* [Your objective] Using the data below, output the first line and every line after it up to and including the line containing "7000, 8000, 9000]", exactly as written and with nothing added.

Records

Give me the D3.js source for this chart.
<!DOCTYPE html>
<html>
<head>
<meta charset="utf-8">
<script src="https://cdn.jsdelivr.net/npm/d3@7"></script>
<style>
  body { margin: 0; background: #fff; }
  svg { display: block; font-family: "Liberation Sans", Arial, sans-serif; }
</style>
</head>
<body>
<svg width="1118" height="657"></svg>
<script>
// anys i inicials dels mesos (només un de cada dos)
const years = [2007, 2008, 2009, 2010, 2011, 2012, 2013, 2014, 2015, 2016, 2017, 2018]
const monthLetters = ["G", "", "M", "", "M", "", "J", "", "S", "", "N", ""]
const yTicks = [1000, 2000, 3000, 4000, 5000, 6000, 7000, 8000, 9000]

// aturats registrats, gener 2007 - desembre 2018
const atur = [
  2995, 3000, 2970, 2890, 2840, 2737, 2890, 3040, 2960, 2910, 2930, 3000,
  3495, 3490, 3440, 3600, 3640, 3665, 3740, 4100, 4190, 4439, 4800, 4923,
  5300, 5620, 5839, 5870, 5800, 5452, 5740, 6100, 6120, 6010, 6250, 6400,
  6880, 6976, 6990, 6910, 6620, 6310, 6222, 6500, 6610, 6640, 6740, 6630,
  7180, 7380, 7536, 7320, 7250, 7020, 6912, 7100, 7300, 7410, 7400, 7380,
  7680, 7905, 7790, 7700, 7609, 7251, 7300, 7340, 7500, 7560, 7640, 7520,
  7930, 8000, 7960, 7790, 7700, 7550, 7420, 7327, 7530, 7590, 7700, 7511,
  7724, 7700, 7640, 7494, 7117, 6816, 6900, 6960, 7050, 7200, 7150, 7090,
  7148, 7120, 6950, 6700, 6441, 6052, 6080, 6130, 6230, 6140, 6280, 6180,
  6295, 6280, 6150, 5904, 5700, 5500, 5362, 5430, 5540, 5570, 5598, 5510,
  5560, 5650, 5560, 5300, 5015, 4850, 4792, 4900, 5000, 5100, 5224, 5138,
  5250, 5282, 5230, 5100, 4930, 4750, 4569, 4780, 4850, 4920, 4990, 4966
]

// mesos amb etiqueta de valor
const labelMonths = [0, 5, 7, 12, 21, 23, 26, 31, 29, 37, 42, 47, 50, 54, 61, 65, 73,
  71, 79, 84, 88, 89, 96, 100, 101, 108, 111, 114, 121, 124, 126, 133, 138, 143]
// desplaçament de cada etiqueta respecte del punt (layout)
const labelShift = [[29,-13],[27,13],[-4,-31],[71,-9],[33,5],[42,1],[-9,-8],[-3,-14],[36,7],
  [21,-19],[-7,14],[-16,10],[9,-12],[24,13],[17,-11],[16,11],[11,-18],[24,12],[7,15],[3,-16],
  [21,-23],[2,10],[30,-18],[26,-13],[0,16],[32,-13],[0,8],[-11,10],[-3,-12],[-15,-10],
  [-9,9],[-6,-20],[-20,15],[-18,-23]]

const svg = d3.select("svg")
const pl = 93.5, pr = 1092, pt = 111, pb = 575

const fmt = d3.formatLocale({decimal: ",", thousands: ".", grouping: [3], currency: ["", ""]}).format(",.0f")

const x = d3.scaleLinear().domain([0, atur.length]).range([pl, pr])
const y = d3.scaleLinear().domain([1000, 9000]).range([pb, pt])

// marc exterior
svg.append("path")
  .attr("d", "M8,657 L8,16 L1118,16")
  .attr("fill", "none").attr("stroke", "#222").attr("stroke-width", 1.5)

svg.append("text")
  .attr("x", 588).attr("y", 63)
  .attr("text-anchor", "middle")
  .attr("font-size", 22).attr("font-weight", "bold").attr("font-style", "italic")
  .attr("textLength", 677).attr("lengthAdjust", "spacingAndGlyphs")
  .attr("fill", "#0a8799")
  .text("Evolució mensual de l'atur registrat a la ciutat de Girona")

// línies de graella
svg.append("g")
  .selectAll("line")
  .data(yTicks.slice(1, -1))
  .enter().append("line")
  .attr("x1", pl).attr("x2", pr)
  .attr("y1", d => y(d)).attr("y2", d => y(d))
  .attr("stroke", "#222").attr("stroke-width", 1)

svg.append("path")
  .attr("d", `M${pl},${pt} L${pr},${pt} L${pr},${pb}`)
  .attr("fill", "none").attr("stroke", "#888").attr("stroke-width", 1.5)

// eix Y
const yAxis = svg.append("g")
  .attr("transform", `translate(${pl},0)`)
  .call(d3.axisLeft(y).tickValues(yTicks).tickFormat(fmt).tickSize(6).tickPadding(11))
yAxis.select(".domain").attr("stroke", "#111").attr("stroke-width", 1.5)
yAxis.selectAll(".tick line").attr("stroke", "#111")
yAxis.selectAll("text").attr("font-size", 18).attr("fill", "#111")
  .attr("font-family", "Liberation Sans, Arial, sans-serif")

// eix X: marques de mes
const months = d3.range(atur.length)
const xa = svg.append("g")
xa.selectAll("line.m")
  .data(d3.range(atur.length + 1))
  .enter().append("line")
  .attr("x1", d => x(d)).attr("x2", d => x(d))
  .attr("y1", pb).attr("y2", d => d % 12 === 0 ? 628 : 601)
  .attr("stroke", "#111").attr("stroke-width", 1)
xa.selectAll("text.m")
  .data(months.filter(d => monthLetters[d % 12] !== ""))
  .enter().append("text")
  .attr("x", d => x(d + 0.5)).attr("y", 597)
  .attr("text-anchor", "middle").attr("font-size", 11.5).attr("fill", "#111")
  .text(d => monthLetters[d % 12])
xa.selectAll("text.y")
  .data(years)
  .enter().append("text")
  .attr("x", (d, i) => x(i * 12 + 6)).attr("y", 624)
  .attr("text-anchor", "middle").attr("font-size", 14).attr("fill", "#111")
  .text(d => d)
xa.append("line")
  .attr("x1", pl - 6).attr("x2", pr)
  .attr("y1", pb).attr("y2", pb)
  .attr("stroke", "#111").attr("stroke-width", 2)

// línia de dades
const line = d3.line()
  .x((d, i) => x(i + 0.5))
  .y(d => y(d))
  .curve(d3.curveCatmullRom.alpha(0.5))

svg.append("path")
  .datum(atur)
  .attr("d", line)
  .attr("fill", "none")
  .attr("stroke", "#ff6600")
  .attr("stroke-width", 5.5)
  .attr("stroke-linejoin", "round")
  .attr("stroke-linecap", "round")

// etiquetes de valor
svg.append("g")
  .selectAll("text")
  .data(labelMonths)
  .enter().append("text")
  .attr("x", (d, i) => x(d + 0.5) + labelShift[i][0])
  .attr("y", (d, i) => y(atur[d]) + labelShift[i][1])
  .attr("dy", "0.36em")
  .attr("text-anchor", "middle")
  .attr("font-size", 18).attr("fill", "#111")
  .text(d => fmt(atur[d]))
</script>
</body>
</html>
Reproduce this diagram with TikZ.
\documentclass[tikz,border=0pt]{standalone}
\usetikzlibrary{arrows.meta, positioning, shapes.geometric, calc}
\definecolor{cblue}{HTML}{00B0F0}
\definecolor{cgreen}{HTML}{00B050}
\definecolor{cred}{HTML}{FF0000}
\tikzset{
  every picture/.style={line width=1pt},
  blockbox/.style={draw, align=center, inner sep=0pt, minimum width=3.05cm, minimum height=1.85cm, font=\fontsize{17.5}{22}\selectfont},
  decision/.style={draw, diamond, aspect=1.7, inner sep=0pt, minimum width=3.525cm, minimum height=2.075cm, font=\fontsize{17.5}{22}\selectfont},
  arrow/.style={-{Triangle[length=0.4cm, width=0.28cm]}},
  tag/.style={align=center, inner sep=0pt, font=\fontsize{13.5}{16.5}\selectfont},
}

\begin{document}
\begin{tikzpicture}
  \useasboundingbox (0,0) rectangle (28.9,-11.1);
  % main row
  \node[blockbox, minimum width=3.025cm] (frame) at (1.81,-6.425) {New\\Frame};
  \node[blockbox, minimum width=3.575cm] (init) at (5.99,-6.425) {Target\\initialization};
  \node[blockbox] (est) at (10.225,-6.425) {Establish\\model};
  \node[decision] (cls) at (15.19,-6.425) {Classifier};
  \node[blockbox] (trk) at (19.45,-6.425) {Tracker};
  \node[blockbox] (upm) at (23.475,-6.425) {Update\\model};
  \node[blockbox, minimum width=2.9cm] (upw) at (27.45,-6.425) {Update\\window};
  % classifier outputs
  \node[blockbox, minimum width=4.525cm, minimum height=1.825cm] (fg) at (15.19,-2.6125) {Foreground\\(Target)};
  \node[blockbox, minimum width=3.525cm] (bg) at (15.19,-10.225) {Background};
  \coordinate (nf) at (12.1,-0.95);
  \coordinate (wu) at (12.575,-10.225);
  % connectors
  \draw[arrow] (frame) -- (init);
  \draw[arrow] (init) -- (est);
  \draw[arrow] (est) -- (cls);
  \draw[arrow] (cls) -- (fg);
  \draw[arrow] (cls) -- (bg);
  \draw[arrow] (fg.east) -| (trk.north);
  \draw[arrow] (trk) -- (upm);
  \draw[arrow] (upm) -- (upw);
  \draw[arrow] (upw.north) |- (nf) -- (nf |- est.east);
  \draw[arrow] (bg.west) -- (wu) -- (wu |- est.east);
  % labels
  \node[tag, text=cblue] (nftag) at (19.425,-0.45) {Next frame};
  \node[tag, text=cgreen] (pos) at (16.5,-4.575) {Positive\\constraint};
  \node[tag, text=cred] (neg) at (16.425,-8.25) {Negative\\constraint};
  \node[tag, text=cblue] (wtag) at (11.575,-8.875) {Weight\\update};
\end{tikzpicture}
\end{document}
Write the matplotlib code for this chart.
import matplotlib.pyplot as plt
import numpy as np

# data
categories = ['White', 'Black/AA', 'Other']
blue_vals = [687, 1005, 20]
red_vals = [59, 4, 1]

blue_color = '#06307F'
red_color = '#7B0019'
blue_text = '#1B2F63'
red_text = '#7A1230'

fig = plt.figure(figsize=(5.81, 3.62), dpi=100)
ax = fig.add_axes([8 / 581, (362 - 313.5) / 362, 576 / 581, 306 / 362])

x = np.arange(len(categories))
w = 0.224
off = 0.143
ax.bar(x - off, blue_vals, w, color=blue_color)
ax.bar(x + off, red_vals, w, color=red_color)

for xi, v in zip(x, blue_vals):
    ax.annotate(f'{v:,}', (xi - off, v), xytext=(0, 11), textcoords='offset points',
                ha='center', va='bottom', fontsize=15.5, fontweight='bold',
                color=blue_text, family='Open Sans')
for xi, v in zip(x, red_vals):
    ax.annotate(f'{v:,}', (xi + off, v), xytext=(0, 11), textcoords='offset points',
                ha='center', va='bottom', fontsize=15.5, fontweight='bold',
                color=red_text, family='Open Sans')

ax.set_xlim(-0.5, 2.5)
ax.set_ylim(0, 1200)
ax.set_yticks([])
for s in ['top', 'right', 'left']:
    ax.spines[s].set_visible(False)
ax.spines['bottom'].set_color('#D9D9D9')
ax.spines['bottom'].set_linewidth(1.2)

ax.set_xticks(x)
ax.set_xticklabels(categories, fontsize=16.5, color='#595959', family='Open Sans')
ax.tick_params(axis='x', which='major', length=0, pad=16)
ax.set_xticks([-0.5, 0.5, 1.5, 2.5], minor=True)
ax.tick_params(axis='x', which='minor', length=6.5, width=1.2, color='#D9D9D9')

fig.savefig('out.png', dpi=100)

* [Full output]
Give me the D3.js source for this chart.
<!DOCTYPE html>
<html>
<head>
<meta charset="utf-8">
<script src="https://cdn.jsdelivr.net/npm/d3@7"></script>
<style>
  body { margin: 0; background: #fff; }
  svg { display: block; font-family: "Liberation Sans", Arial, sans-serif; }
</style>
</head>
<body>
<svg width="1118" height="657"></svg>
<script>
// anys i inicials dels mesos (només un de cada dos)
const years = [2007, 2008, 2009, 2010, 2011, 2012, 2013, 2014, 2015, 2016, 2017, 2018]
const monthLetters = ["G", "", "M", "", "M", "", "J", "", "S", "", "N", ""]
const yTicks = [1000, 2000, 3000, 4000, 5000, 6000, 7000, 8000, 9000]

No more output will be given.